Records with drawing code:
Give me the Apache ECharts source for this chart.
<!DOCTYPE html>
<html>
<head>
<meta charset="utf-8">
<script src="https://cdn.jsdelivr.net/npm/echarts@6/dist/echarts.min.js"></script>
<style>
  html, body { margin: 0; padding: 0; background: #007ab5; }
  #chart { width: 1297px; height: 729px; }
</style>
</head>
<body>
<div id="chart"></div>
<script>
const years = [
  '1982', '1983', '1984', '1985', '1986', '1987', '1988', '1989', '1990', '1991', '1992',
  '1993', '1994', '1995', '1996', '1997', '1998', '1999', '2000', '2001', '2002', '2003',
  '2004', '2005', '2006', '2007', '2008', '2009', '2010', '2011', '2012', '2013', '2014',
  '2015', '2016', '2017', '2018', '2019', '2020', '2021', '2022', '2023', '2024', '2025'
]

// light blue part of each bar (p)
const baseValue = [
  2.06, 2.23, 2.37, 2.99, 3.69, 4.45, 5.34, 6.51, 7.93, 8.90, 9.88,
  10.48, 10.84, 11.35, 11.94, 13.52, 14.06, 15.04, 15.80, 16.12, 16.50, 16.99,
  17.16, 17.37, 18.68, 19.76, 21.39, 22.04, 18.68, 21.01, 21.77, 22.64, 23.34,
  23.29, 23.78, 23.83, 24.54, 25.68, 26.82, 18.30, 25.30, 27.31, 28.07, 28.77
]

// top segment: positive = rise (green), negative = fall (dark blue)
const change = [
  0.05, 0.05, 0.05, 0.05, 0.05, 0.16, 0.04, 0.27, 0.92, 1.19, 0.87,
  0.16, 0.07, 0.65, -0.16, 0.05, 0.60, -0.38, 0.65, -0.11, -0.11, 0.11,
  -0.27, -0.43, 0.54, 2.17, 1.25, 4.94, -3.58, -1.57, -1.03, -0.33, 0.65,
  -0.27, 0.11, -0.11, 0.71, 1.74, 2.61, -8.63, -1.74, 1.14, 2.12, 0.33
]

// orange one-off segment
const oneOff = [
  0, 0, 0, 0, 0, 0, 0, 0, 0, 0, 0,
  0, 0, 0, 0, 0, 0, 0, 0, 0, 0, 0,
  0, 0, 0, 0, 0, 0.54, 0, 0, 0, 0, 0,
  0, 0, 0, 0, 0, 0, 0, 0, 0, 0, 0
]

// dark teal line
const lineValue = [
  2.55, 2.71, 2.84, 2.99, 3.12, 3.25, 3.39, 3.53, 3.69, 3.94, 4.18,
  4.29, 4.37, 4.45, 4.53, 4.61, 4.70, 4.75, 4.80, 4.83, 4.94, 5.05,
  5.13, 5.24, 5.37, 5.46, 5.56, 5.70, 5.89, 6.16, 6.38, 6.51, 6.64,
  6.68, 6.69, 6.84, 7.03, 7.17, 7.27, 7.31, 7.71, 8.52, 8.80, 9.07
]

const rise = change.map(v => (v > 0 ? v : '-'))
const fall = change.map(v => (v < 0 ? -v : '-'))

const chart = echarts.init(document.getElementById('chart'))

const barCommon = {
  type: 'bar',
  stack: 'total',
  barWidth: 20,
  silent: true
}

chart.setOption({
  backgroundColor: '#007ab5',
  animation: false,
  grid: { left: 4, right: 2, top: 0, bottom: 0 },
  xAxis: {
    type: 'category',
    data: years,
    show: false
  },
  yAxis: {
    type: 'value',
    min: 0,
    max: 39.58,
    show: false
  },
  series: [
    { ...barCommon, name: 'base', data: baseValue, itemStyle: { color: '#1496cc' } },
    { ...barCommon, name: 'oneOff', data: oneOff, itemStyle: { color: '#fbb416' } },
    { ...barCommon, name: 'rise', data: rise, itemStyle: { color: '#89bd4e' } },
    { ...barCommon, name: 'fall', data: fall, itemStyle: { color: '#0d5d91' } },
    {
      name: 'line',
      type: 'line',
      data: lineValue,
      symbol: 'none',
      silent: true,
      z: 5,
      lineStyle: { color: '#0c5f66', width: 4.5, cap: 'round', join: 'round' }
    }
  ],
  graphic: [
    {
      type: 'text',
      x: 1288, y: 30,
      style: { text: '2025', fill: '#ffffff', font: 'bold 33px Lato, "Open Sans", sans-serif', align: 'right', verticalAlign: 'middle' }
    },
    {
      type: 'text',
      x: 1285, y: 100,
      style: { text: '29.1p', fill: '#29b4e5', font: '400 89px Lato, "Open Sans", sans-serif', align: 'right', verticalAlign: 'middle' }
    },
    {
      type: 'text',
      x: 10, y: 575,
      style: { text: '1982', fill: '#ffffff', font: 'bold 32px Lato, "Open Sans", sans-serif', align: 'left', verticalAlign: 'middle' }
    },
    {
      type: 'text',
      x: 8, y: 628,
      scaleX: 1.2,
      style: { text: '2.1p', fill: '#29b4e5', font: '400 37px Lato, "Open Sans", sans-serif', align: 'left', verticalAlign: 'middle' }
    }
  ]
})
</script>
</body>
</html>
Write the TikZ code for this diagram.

PROMPT:
Retype all of the material above with every character intact.

RESPONSE TO THE TASK:
Give me the Apache ECharts source for this chart.
<!DOCTYPE html>
<html>
<head>
<meta charset="utf-8">
<script src="https://cdn.jsdelivr.net/npm/echarts@6/dist/echarts.min.js"></script>
<style>
  html, body { margin: 0; padding: 0; background: #007ab5; }
  #chart { width: 1297px; height: 729px; }
</style>
</head>
<body>
<div id="chart"></div>
<script>
const years = [
  '1982', '1983', '1984', '1985', '1986', '1987', '1988', '1989', '1990', '1991', '1992',
  '1993', '1994', '1995', '1996', '1997', '1998', '1999', '2000', '2001', '2002', '2003',
  '2004', '2005', '2006', '2007', '2008', '2009', '2010', '2011', '2012', '2013', '2014',
  '2015', '2016', '2017', '2018', '2019', '2020', '2021', '2022', '2023', '2024', '2025'
]

// light blue part of each bar (p)
const baseValue = [
  2.06, 2.23, 2.37, 2.99, 3.69, 4.45, 5.34, 6.51, 7.93, 8.90, 9.88,
  10.48, 10.84, 11.35, 11.94, 13.52, 14.06, 15.04, 15.80, 16.12, 16.50, 16.99,
  17.16, 17.37, 18.68, 19.76, 21.39, 22.04, 18.68, 21.01, 21.77, 22.64, 23.34,
  23.29, 23.78, 23.83, 24.54, 25.68, 26.82, 18.30, 25.30, 27.31, 28.07, 28.77
]

// top segment: positive = rise (green), negative = fall (dark blue)
const change = [
  0.05, 0.05, 0.05, 0.05, 0.05, 0.16, 0.04, 0.27, 0.92, 1.19, 0.87,
  0.16, 0.07, 0.65, -0.16, 0.05, 0.60, -0.38, 0.65, -0.11, -0.11, 0.11,
  -0.27, -0.43, 0.54, 2.17, 1.25, 4.94, -3.58, -1.57, -1.03, -0.33, 0.65,
  -0.27, 0.11, -0.11, 0.71, 1.74, 2.61, -8.63, -1.74, 1.14, 2.12, 0.33
]

// orange one-off segment
const oneOff = [
  0, 0, 0, 0, 0, 0, 0, 0, 0, 0, 0,
  0, 0, 0, 0, 0, 0, 0, 0, 0, 0, 0,
  0, 0, 0, 0, 0, 0.54, 0, 0, 0, 0, 0,
  0, 0, 0, 0, 0, 0, 0, 0, 0, 0, 0
]

// dark teal line
const lineValue = [
  2.55, 2.71, 2.84, 2.99, 3.12, 3.25, 3.39, 3.53, 3.69, 3.94, 4.18,
  4.29, 4.37, 4.45, 4.53, 4.61, 4.70, 4.75, 4.80, 4.83, 4.94, 5.05,
  5.13, 5.24, 5.37, 5.46, 5.56, 5.70, 5.89, 6.16, 6.38, 6.51, 6.64,
  6.68, 6.69, 6.84, 7.03, 7.17, 7.27, 7.31, 7.71, 8.52, 8.80, 9.07
]

const rise = change.map(v => (v > 0 ? v : '-'))
const fall = change.map(v => (v < 0 ? -v : '-'))

const chart = echarts.init(document.getElementById('chart'))

const barCommon = {
  type: 'bar',
  stack: 'total',
  barWidth: 20,
  silent: true
}

chart.setOption({
  backgroundColor: '#007ab5',
  animation: false,
  grid: { left: 4, right: 2, top: 0, bottom: 0 },
  xAxis: {
    type: 'category',
    data: years,
    show: false
  },
  yAxis: {
    type: 'value',
    min: 0,
    max: 39.58,
    show: false
  },
  series: [
    { ...barCommon, name: 'base', data: baseValue, itemStyle: { color: '#1496cc' } },
    { ...barCommon, name: 'oneOff', data: oneOff, itemStyle: { color: '#fbb416' } },
    { ...barCommon, name: 'rise', data: rise, itemStyle: { color: '#89bd4e' } },
    { ...barCommon, name: 'fall', data: fall, itemStyle: { color: '#0d5d91' } },
    {
      name: 'line',
      type: 'line',
      data: lineValue,
      symbol: 'none',
      silent: true,
      z: 5,
      lineStyle: { color: '#0c5f66', width: 4.5, cap: 'round', join: 'round' }
    }
  ],
  graphic: [
    {
      type: 'text',
      x: 1288, y: 30,
      style: { text: '2025', fill: '#ffffff', font: 'bold 33px Lato, "Open Sans", sans-serif', align: 'right', verticalAlign: 'middle' }
    },
    {
      type: 'text',
      x: 1285, y: 100,
      style: { text: '29.1p', fill: '#29b4e5', font: '400 89px Lato, "Open Sans", sans-serif', align: 'right', verticalAlign: 'middle' }
    },
    {
      type: 'text',
      x: 10, y: 575,
      style: { text: '1982', fill: '#ffffff', font: 'bold 32px Lato, "Open Sans", sans-serif', align: 'left', verticalAlign: 'middle' }
    },
    {
      type: 'text',
      x: 8, y: 628,
      scaleX: 1.2,
      style: { text: '2.1p', fill: '#29b4e5', font: '400 37px Lato, "Open Sans", sans-serif', align: 'left', verticalAlign: 'middle' }
    }
  ]
})
</script>
</body>
</html>
Write the TikZ code for this diagram.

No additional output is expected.